Software Projects
- Industry: Video games
- Founded: 1983
- Founder: Matthew Smith, Alan Maton
- Headquarters: Bear Brand Complex, Allerton Road, Woolton, Liverpool L25 7SF
- Key people: Matthew Smith, Alan Maton, Tommy Barton, Colin Roach
- Products: Computer games

= Software Projects =

Former British video game developer

Software Projects was a computer game development company which was started by Manic Miner developer Matthew Smith, Alan Maton and Liverpool businessman Tommy Barton. After leaving Bug-Byte as a freelance developer, Smith was able to take the rights to his recently developed Manic Miner game with him, due to an oversight in his freelance contract. Software Projects was then able to market and publish the ZX Spectrum hit game separately from Bug-Byte. Their logo was a Penrose triangle.
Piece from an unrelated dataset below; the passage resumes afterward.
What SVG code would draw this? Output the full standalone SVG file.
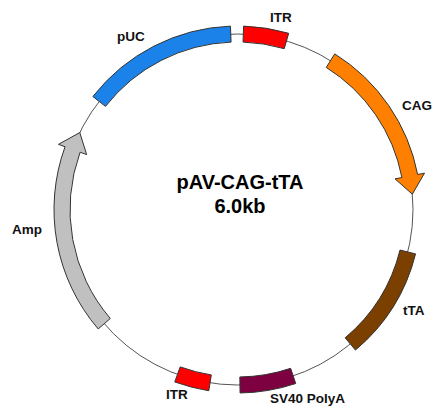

In 1987, Software Projects released Special FX Software's first title Hysteria.

==Released games==
- Anaconda
- Astronut
- BC's Quest for Tires
- Binky
- Crazy Balloon
- Crypt Capers
- Dinky Doo
- Dodo Lair
- Dragon's Lair
- Dragon's Lair Part II - Escape from Singe's Castle
- Ewgeebez
- Fatty Henry
- Galactic Gardener
- Harvey Smith Showjumper
- Hunchback at the Olympics
- Hysteria
- Jet Set Willy
- Jet Set Willy II
- Karls Kavern
- Learning with Leeper
- Ledgeman
- Legion
- Lode Runner
- McKensie
- Manic Miner
- Nutcraka
- Ometron
- Orion
- Project Graphics Language
- Push Off
- Space Swarm
- Space Joust
- Star Paws
- The Perils of Willy
- Thrusta
- Tribble Trubble

In 1984 and 1985 they released a number of budget titles at £2.99 on the Software Supersavers label.